— START Supplied records —
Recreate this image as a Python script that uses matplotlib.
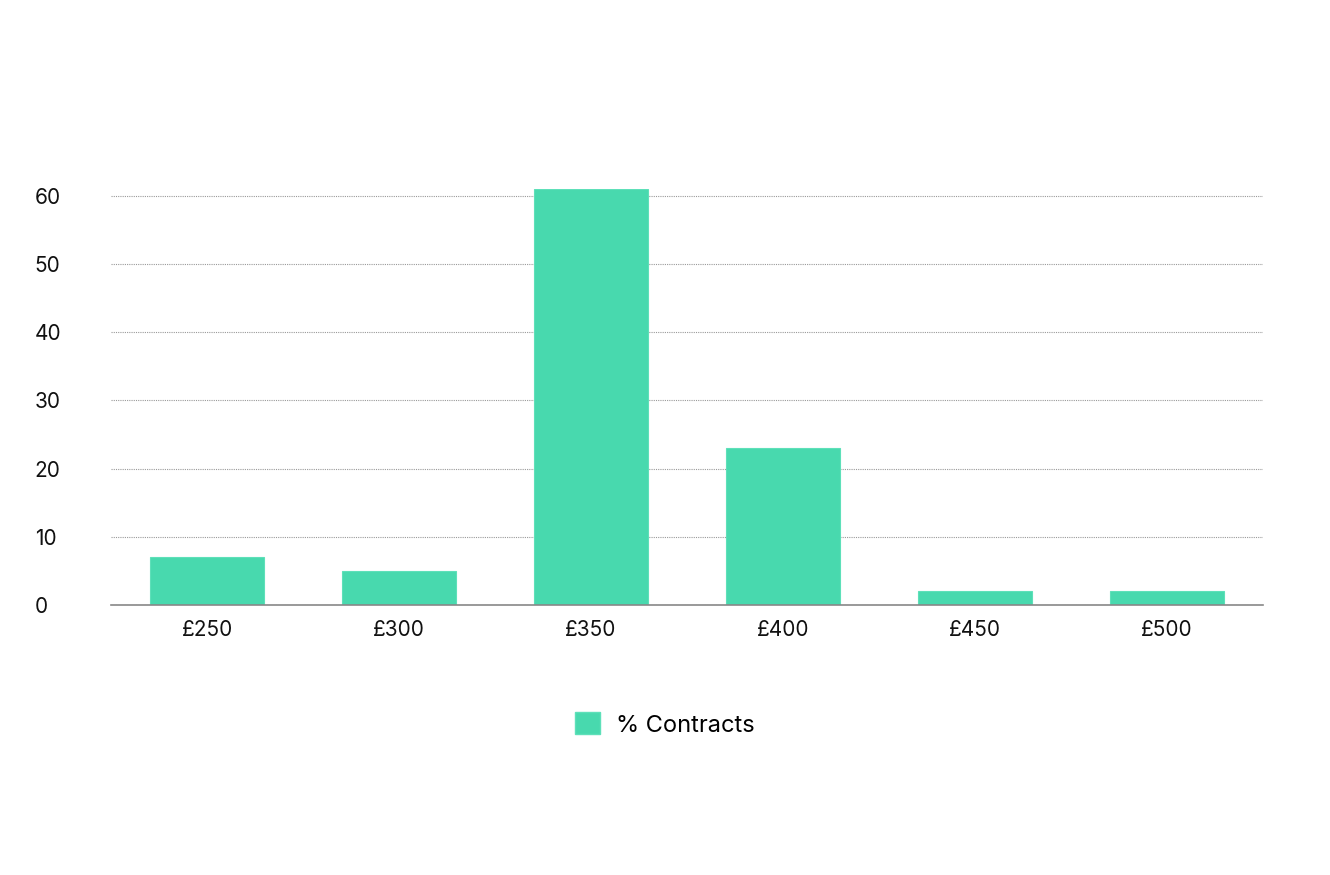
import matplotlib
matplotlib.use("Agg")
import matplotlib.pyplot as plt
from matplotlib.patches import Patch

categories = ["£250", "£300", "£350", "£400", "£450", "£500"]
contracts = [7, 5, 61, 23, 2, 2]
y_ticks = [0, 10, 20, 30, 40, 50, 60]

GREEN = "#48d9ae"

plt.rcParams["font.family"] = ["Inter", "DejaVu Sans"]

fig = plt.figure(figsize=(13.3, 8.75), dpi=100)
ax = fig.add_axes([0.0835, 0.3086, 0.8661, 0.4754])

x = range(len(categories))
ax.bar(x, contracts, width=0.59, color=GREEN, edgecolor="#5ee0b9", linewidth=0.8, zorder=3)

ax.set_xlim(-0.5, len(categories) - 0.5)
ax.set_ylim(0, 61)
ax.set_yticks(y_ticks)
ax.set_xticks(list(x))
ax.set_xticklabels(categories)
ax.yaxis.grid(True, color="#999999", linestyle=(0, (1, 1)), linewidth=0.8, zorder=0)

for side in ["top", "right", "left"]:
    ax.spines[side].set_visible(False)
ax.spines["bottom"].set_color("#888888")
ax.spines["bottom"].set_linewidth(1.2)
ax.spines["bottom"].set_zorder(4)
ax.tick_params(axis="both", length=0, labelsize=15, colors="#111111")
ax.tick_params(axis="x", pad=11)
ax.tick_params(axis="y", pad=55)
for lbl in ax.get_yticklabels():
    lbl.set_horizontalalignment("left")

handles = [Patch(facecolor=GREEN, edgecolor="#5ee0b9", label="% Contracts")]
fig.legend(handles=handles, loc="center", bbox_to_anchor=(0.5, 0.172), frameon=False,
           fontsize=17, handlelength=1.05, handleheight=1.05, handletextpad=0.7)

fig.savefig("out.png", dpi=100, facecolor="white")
— END Supplied records —
— START Supplied records —
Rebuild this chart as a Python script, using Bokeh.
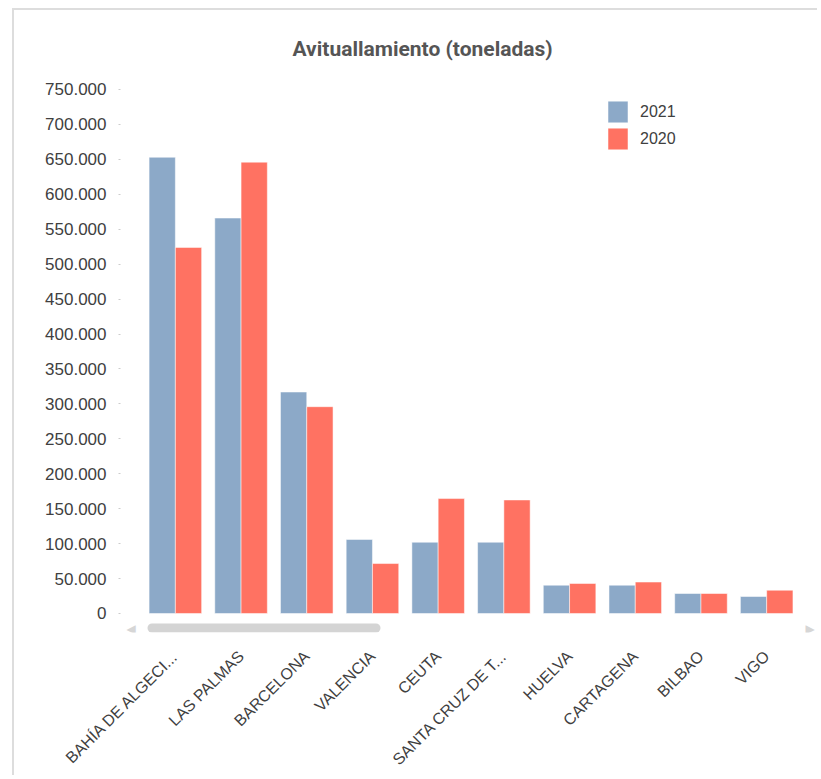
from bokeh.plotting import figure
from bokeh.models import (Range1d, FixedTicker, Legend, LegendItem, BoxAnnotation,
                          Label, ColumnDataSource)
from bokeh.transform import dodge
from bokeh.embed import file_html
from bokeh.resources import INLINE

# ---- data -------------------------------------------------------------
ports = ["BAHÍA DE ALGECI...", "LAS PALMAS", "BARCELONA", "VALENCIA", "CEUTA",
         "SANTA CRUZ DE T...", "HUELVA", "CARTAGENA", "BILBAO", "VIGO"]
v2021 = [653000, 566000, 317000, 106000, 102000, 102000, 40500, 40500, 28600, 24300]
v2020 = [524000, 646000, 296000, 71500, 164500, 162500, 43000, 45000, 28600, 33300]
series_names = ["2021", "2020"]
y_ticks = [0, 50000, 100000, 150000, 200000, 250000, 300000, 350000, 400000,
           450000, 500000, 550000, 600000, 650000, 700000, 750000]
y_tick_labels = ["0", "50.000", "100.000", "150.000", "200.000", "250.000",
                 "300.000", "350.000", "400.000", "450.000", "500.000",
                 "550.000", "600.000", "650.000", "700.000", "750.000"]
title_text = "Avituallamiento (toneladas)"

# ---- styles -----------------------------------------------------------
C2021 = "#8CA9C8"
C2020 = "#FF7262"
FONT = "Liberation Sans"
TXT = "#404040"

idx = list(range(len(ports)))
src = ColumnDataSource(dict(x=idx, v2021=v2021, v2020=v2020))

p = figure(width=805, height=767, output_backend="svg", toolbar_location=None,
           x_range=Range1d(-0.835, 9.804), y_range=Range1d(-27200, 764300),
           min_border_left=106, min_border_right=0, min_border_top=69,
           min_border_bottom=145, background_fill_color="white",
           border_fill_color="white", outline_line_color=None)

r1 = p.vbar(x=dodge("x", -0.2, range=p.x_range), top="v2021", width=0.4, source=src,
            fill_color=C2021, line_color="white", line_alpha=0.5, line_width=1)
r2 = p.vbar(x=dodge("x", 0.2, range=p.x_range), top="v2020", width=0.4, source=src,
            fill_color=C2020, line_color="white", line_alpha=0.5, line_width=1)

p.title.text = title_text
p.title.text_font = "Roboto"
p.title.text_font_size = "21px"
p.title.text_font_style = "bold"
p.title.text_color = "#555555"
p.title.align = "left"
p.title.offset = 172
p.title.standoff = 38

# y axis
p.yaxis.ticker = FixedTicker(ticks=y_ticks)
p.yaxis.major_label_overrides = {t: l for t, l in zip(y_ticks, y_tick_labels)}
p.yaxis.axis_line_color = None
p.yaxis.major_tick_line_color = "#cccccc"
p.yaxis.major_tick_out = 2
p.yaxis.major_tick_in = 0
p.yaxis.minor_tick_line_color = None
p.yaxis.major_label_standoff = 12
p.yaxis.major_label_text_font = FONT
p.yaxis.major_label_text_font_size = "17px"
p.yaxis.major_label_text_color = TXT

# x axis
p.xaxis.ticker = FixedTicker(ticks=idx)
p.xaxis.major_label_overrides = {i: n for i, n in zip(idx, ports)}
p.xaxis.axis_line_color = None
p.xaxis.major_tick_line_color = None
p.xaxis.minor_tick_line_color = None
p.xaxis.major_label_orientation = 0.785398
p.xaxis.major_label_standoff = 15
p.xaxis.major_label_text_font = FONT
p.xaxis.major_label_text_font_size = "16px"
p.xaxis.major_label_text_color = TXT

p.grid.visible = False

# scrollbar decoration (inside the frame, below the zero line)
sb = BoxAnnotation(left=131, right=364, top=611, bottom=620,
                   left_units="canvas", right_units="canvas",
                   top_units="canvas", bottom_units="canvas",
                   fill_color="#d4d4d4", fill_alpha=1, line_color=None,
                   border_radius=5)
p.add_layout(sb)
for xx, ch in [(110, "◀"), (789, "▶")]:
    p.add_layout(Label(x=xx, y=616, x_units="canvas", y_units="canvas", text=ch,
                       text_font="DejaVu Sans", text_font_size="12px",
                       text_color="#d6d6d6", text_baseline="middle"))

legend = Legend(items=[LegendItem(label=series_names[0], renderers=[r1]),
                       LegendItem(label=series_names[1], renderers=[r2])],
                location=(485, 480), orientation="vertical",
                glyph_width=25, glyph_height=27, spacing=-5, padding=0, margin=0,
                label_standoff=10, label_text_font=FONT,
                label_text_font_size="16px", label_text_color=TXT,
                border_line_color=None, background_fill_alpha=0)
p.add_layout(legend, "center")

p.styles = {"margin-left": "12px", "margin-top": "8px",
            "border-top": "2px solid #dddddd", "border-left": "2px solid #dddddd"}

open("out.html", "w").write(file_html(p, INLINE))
— END Supplied records —
◆ **Task to carry out**
Output exactly the lines above, from the line with "Rebuild this chart" to the line with "from bokeh.resources import INLINE", both included; skip the pictures.

◆ **Answer to the problem**
Rebuild this chart as a Python script, using Bokeh.
from bokeh.plotting import figure
from bokeh.models import (Range1d, FixedTicker, Legend, LegendItem, BoxAnnotation,
                          Label, ColumnDataSource)
from bokeh.transform import dodge
from bokeh.embed import file_html
from bokeh.resources import INLINE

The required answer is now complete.